Reproduce the lines of the material exactly, excluding every image.

______________________________

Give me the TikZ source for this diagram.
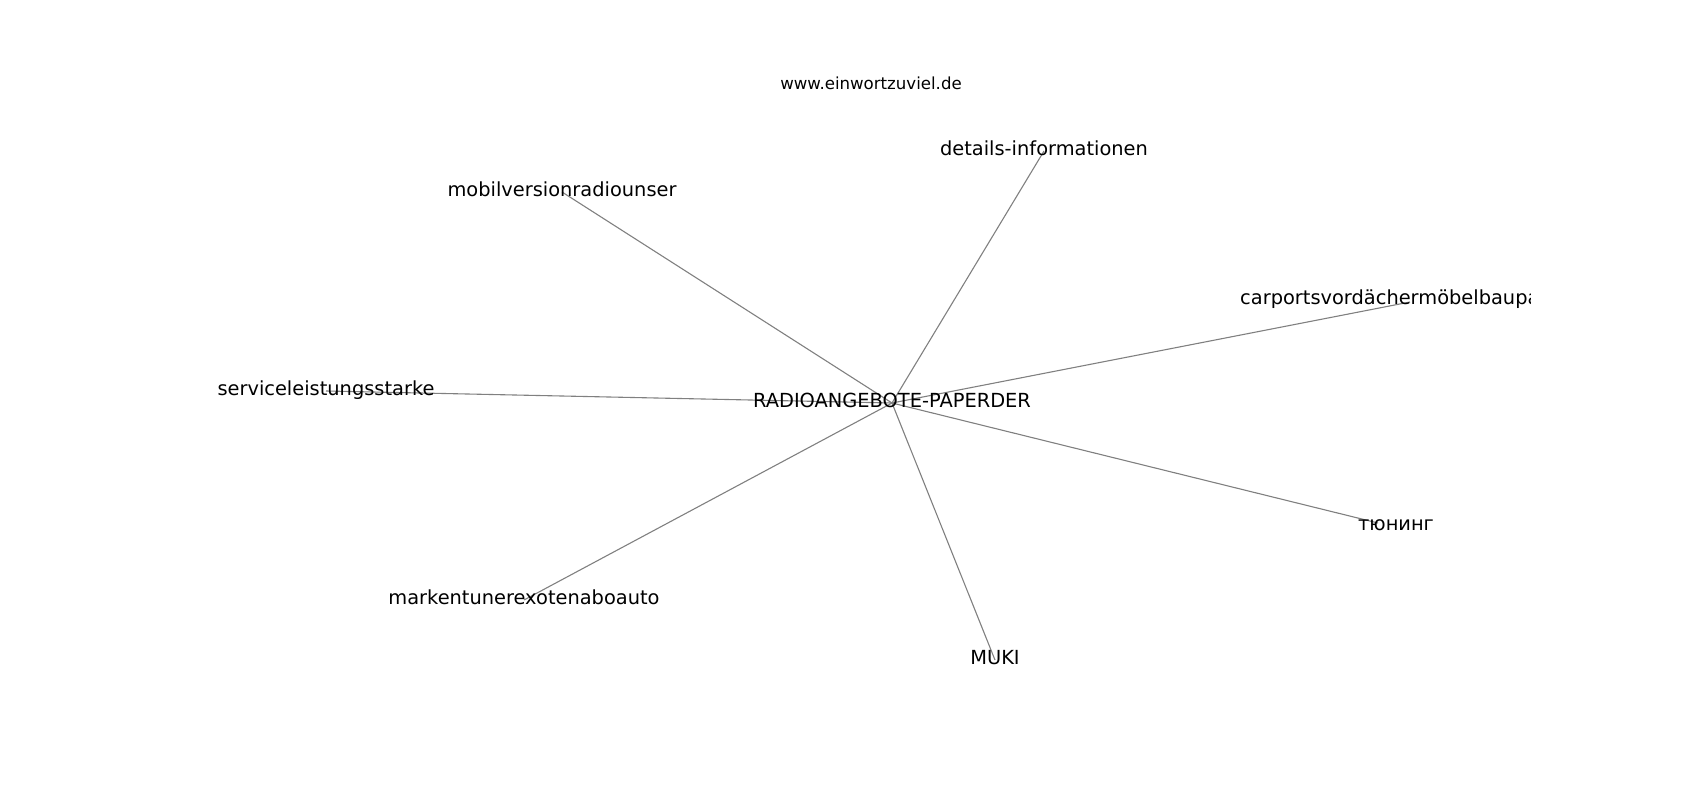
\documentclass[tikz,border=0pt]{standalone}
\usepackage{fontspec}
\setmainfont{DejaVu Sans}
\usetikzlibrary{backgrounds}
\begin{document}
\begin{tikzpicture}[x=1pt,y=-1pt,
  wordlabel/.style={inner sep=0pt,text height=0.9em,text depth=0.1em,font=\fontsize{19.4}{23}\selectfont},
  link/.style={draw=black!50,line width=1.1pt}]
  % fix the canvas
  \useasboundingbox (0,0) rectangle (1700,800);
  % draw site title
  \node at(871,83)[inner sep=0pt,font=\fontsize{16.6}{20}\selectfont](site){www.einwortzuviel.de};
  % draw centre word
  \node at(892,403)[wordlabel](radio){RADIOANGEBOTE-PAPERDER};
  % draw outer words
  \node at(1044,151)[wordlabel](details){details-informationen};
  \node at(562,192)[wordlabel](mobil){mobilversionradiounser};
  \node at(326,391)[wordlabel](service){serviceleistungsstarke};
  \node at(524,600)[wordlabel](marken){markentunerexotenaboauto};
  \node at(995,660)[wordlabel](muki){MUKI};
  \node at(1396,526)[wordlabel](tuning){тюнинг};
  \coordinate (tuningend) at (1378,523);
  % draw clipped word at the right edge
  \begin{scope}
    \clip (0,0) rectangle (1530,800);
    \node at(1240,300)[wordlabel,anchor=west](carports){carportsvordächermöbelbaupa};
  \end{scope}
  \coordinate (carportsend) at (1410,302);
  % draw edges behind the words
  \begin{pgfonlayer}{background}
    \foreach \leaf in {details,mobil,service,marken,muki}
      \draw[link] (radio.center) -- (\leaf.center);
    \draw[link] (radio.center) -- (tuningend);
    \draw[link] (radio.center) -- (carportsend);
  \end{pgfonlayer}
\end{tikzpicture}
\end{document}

______________________________

Result for this task
Give me the TikZ source for this diagram.
\documentclass[tikz,border=0pt]{standalone}
\usepackage{fontspec}
\setmainfont{DejaVu Sans}
\usetikzlibrary{backgrounds}
\begin{document}
\begin{tikzpicture}[x=1pt,y=-1pt,
  wordlabel/.style={inner sep=0pt,text height=0.9em,text depth=0.1em,font=\fontsize{19.4}{23}\selectfont},
  link/.style={draw=black!50,line width=1.1pt}]
  % fix the canvas
  \useasboundingbox (0,0) rectangle (1700,800);
  % draw site title
  \node at(871,83)[inner sep=0pt,font=\fontsize{16.6}{20}\selectfont](site){www.einwortzuviel.de};
  % draw centre word
  \node at(892,403)[wordlabel](radio){RADIOANGEBOTE-PAPERDER};
  % draw outer words
  \node at(1044,151)[wordlabel](details){details-informationen};
  \node at(562,192)[wordlabel](mobil){mobilversionradiounser};
  \node at(326,391)[wordlabel](service){serviceleistungsstarke};
  \node at(524,600)[wordlabel](marken){markentunerexotenaboauto};
  \node at(995,660)[wordlabel](muki){MUKI};
  \node at(1396,526)[wordlabel](tuning){тюнинг};
  \coordinate (tuningend) at (1378,523);
  % draw clipped word at the right edge
  \begin{scope}
    \clip (0,0) rectangle (1530,800);
    \node at(1240,300)[wordlabel,anchor=west](carports){carportsvordächermöbelbaupa};
  \end{scope}
  \coordinate (carportsend) at (1410,302);
  % draw edges behind the words
  \begin{pgfonlayer}{background}
    \foreach \leaf in {details,mobil,service,marken,muki}
      \draw[link] (radio.center) -- (\leaf.center);
    \draw[link] (radio.center) -- (tuningend);
    \draw[link] (radio.center) -- (carportsend);
  \end{pgfonlayer}
\end{tikzpicture}
\end{document}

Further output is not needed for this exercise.